=== RAW DATA ===
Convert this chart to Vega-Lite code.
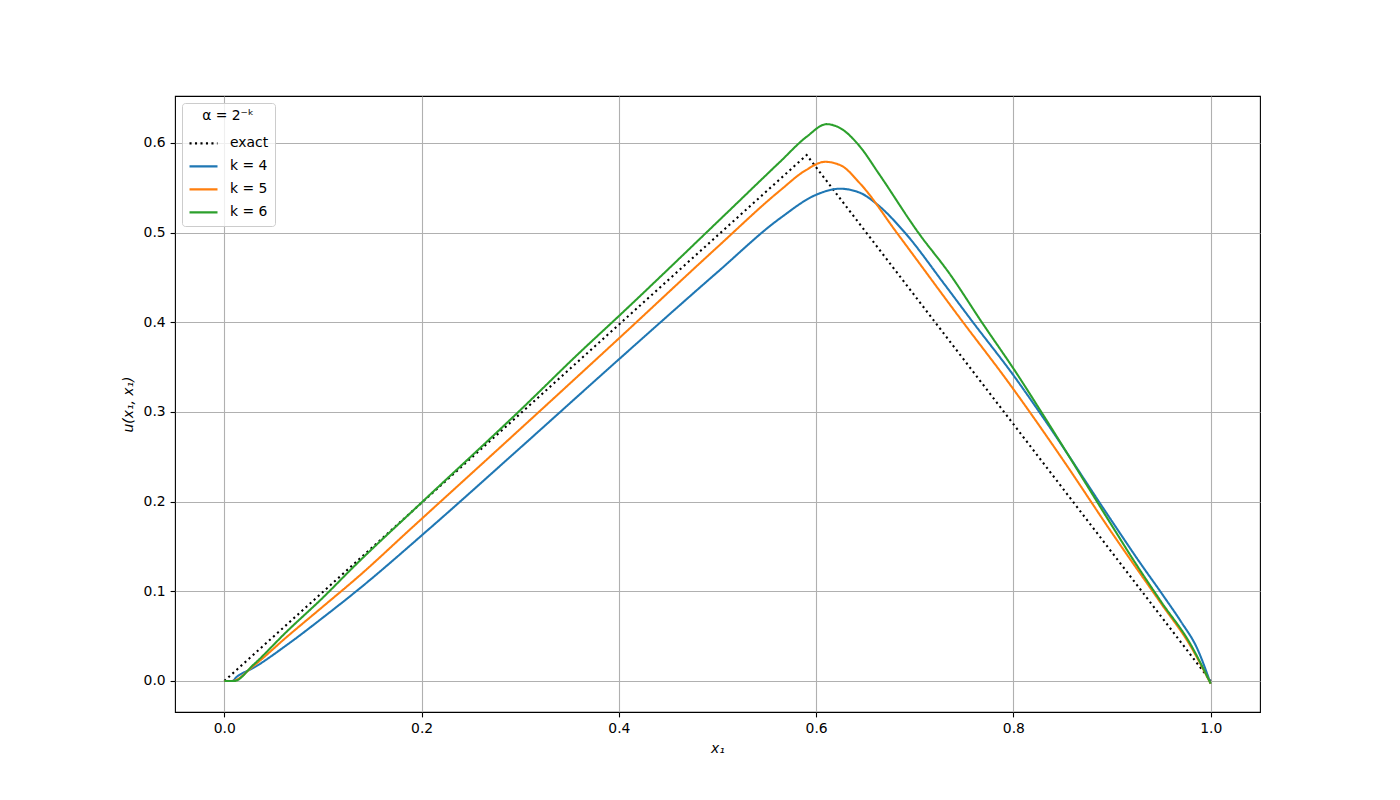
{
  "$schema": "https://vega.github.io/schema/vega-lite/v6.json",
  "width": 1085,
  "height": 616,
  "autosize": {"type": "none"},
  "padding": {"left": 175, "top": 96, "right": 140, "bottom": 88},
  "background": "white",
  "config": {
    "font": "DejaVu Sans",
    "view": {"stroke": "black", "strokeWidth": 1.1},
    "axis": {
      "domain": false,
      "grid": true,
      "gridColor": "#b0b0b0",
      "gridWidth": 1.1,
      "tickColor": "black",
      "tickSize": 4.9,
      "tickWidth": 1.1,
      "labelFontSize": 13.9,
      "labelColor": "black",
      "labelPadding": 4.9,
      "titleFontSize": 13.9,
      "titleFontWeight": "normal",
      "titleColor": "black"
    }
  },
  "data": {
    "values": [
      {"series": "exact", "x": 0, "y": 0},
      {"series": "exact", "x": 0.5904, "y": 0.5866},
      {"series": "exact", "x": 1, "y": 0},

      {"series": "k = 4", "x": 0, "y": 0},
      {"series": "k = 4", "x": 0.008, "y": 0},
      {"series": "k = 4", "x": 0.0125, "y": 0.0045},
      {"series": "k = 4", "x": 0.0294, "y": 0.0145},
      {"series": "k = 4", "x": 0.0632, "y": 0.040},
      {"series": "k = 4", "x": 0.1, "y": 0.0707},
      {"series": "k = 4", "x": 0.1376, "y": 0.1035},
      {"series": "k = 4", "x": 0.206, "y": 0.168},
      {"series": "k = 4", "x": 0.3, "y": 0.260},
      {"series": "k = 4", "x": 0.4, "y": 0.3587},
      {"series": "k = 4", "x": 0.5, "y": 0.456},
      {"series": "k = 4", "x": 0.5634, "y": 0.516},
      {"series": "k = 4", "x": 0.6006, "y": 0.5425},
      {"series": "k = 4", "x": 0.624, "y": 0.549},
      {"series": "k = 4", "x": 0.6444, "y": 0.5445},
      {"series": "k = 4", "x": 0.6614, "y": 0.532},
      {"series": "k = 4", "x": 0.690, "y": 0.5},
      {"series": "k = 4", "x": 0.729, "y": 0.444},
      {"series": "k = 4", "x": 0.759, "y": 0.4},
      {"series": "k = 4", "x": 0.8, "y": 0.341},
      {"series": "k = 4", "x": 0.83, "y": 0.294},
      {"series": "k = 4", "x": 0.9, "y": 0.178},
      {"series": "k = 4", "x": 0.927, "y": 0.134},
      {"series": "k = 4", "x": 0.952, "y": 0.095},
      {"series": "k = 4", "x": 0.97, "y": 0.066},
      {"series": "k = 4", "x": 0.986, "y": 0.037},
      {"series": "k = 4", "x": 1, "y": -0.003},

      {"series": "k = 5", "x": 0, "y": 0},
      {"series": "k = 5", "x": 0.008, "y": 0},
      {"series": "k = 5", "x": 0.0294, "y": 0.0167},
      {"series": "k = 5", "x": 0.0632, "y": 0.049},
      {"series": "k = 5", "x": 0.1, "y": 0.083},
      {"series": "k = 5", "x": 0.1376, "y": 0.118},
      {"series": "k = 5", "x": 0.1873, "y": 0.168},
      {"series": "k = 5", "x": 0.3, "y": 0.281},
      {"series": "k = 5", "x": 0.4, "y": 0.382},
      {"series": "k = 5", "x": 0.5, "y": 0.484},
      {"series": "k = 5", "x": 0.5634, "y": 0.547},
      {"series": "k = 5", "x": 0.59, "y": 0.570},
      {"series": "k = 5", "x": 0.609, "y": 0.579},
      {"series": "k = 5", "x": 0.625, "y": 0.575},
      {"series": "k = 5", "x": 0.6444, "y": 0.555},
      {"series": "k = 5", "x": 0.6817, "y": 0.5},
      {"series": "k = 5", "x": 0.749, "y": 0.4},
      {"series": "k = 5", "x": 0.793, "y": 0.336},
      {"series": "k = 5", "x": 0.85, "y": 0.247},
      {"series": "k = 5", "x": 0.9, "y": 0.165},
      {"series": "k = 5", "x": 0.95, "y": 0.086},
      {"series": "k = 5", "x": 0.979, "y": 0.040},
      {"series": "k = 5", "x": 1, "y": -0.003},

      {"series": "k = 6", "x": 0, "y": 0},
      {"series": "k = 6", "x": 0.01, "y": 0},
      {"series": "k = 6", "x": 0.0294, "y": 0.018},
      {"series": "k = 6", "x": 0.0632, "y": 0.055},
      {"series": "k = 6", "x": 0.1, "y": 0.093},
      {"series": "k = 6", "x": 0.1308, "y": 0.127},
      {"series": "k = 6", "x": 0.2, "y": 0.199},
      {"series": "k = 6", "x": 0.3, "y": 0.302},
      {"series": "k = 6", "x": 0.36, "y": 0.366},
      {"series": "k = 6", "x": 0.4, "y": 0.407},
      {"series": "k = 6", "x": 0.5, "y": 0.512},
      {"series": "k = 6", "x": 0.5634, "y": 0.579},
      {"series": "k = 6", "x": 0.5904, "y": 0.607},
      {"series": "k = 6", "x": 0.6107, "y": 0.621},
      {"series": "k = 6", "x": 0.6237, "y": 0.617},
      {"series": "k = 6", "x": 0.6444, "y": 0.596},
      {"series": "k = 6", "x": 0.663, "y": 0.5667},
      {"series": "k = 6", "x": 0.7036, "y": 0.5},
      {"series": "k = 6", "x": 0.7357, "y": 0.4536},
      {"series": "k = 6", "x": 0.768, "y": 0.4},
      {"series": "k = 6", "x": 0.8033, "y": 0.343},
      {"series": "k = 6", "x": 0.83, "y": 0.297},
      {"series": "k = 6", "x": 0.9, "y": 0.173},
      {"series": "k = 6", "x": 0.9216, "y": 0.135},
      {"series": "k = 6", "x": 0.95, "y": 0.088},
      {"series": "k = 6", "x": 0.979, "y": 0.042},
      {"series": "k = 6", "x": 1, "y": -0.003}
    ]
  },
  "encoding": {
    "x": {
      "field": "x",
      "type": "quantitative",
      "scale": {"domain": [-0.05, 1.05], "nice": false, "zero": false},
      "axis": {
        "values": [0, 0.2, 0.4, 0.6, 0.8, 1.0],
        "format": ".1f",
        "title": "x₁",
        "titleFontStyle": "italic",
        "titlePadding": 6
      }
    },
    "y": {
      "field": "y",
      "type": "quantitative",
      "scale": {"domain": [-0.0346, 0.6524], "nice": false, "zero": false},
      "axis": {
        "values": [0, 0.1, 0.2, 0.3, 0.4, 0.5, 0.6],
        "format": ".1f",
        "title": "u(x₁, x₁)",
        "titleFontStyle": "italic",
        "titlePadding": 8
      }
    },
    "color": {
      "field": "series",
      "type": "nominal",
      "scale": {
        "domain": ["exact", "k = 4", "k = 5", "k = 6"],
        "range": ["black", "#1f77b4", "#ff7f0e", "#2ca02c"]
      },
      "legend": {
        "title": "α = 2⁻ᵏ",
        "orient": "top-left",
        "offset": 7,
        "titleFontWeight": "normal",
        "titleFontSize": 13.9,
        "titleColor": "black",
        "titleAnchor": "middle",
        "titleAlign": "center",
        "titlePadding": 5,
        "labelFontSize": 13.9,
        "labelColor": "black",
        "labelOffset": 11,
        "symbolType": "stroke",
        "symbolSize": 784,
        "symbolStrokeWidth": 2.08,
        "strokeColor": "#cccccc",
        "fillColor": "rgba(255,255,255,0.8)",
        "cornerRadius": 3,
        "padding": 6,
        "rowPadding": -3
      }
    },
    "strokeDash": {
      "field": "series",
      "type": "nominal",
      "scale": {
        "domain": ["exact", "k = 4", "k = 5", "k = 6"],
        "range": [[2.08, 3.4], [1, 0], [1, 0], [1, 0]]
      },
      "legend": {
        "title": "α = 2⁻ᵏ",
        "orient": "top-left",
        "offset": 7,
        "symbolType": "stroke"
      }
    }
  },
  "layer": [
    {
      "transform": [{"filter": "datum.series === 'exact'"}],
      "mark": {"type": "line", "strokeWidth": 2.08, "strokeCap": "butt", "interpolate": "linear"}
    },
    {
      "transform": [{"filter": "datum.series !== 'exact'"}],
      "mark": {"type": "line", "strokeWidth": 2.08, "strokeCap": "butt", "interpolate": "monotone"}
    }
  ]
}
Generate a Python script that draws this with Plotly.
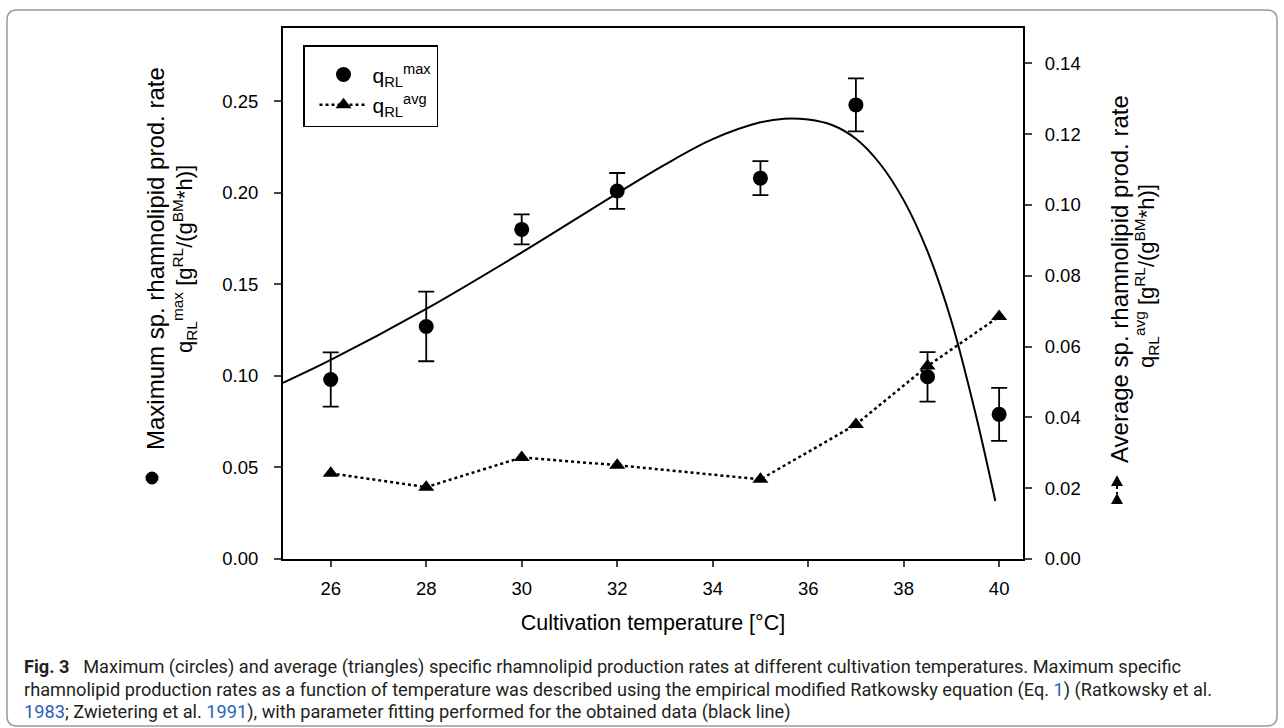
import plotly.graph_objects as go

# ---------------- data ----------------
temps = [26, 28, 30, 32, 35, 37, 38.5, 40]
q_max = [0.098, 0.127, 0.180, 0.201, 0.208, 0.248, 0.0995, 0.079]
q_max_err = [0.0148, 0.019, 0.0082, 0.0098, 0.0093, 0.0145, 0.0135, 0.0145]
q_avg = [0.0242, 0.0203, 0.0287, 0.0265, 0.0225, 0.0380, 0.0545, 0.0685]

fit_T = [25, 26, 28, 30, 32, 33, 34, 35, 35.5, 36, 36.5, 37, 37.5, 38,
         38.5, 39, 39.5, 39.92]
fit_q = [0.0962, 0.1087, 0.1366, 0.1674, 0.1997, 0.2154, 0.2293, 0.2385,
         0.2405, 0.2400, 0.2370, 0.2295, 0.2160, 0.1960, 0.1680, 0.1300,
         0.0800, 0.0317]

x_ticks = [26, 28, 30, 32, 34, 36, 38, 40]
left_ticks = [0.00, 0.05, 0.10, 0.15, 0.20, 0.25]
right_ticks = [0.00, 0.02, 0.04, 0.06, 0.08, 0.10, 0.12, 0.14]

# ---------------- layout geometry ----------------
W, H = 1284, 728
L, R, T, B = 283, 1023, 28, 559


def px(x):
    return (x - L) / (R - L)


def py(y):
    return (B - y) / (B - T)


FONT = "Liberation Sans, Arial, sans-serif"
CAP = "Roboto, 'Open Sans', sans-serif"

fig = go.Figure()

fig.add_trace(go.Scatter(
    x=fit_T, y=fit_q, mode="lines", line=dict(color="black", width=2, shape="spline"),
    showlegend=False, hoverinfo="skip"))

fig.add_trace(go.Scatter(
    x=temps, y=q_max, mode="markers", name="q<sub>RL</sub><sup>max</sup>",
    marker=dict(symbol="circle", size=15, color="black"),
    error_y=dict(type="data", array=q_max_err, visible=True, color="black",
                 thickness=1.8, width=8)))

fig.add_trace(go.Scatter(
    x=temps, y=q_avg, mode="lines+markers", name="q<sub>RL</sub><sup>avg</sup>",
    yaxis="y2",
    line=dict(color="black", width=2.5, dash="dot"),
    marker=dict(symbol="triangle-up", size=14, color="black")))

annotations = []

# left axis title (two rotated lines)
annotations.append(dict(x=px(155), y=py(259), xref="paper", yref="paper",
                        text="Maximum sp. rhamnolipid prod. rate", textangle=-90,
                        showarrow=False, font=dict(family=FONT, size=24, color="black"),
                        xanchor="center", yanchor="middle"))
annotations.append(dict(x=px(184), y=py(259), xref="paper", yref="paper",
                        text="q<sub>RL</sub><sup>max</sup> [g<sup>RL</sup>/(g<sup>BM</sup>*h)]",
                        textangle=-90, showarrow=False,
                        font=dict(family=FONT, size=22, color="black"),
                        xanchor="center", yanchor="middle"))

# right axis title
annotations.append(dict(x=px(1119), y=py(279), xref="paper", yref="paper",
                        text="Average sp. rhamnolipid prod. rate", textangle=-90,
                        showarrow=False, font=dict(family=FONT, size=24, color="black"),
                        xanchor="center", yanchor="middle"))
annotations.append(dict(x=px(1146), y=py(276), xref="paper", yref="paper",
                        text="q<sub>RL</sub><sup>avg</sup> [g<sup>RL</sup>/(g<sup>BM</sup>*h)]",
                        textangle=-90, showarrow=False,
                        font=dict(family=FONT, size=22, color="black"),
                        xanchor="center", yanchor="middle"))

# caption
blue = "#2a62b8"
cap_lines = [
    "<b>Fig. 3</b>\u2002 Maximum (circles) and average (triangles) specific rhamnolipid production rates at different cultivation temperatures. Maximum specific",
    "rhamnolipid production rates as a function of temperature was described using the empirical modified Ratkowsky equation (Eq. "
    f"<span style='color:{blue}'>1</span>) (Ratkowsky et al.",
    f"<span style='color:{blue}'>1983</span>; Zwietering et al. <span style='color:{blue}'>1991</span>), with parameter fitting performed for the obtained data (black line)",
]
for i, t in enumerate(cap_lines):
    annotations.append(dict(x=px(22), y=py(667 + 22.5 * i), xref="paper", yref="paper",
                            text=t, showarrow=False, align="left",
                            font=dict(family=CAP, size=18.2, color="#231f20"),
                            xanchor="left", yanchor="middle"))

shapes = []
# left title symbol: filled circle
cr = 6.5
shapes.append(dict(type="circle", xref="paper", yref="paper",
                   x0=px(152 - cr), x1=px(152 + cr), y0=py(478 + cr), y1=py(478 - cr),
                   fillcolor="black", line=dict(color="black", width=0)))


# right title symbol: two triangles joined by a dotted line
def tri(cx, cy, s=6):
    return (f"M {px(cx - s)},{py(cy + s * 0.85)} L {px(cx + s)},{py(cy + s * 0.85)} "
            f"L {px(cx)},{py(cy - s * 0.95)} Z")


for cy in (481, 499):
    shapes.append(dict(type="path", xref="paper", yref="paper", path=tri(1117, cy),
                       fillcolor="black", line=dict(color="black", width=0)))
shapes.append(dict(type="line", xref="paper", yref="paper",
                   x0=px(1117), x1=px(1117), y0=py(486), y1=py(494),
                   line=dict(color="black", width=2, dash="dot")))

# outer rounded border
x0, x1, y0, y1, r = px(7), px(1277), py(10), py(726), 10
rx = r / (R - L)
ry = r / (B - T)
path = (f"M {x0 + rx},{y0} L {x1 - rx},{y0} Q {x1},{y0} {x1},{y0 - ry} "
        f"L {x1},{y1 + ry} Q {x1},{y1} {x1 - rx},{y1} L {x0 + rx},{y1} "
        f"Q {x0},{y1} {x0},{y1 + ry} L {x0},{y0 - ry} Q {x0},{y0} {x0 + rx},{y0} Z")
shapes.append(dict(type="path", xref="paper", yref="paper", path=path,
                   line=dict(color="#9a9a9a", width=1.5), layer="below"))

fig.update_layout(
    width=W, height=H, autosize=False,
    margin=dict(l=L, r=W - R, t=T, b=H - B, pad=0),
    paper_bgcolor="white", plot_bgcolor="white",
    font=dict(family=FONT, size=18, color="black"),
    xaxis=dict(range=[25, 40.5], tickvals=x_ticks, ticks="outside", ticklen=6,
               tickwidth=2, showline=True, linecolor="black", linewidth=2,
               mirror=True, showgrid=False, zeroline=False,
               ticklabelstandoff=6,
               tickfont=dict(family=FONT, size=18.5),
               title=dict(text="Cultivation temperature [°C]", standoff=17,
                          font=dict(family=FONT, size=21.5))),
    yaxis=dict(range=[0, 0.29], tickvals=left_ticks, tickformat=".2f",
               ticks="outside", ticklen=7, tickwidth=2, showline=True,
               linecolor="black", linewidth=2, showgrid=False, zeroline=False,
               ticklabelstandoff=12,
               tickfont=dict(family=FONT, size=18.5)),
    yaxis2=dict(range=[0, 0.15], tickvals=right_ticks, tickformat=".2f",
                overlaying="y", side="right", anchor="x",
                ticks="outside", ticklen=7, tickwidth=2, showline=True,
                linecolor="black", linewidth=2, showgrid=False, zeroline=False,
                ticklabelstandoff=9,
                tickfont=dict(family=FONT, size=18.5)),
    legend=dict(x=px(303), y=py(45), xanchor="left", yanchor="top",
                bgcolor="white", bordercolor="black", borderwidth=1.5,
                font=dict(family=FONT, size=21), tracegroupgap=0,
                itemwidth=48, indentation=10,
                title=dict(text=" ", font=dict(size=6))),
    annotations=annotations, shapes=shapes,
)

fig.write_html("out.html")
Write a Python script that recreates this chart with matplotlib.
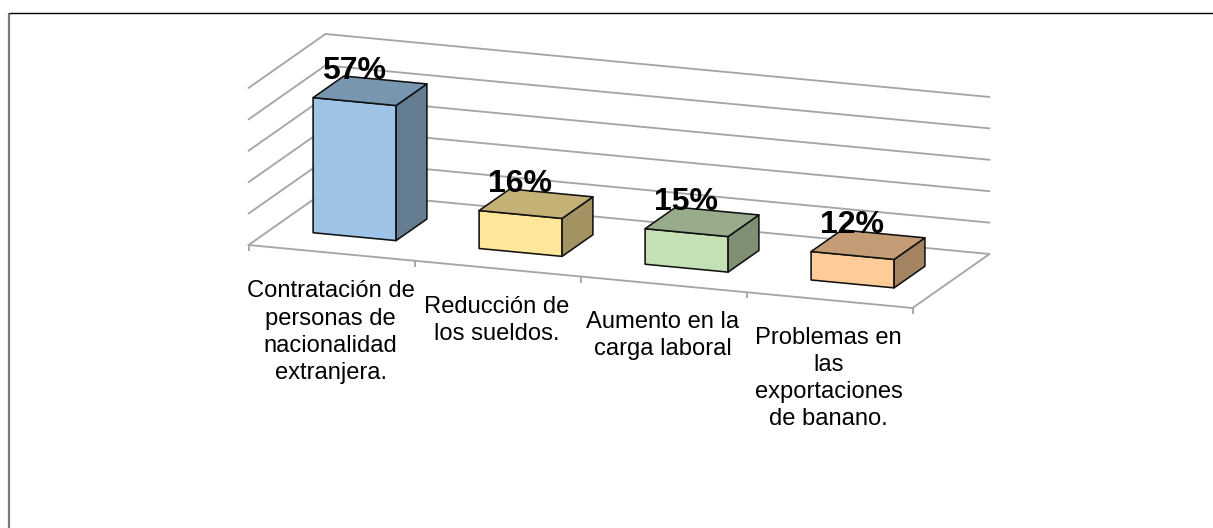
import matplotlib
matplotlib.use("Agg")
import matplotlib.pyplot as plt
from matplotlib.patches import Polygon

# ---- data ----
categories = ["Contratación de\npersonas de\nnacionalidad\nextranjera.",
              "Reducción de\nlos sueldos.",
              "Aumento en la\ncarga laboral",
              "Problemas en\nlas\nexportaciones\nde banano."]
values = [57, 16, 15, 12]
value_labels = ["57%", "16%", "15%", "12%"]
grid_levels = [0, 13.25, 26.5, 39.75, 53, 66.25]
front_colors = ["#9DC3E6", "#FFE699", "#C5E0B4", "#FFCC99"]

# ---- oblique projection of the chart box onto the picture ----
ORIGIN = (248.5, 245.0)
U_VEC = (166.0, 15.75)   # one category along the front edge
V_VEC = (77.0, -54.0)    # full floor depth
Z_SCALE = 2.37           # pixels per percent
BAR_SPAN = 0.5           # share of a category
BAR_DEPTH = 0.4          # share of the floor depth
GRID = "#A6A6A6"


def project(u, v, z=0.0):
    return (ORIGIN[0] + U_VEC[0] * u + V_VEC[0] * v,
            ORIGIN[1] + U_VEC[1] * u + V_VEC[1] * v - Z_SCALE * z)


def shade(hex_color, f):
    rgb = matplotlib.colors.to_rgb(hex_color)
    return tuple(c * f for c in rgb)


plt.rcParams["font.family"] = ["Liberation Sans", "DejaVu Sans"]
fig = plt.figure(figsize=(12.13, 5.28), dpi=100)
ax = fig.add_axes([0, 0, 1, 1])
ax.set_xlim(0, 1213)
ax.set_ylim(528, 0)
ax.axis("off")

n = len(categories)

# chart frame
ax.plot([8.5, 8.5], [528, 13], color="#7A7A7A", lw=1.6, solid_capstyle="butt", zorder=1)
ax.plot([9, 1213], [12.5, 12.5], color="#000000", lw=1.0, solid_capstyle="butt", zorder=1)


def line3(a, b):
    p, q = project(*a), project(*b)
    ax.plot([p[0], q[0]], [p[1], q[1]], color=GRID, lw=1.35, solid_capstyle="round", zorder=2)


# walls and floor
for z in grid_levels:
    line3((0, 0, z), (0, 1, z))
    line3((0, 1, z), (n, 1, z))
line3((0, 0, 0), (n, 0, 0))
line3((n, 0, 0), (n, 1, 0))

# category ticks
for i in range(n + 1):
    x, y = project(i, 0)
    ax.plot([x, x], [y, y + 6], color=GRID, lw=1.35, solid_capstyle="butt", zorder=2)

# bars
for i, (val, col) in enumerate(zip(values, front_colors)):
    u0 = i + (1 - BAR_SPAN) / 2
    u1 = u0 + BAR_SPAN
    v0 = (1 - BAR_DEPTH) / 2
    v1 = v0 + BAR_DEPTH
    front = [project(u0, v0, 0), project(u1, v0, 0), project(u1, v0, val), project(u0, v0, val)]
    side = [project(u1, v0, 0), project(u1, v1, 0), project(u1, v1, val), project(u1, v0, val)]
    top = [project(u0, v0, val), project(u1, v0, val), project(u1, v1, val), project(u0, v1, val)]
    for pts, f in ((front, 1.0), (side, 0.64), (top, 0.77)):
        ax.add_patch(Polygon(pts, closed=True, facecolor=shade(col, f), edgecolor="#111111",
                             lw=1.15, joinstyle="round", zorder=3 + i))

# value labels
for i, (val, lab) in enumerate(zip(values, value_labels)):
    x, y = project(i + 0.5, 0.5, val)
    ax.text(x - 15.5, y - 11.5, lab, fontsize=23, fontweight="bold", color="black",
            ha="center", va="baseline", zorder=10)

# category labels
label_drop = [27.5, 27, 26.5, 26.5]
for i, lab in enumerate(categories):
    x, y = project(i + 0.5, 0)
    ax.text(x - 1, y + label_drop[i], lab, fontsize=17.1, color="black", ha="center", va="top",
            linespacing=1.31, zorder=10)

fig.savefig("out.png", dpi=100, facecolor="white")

=== STATED PROBLEM ===
Keep to the lines between the line with "Generate a Python" and the line with "0.0800, 0.0317]", inclusive, and transcribe them without pictures.

=== WORKED ANSWER ===
Generate a Python script that draws this with Plotly.
import plotly.graph_objects as go

# ---------------- data ----------------
temps = [26, 28, 30, 32, 35, 37, 38.5, 40]
q_max = [0.098, 0.127, 0.180, 0.201, 0.208, 0.248, 0.0995, 0.079]
q_max_err = [0.0148, 0.019, 0.0082, 0.0098, 0.0093, 0.0145, 0.0135, 0.0145]
q_avg = [0.0242, 0.0203, 0.0287, 0.0265, 0.0225, 0.0380, 0.0545, 0.0685]

fit_T = [25, 26, 28, 30, 32, 33, 34, 35, 35.5, 36, 36.5, 37, 37.5, 38,
         38.5, 39, 39.5, 39.92]
fit_q = [0.0962, 0.1087, 0.1366, 0.1674, 0.1997, 0.2154, 0.2293, 0.2385,
         0.2405, 0.2400, 0.2370, 0.2295, 0.2160, 0.1960, 0.1680, 0.1300,
         0.0800, 0.0317]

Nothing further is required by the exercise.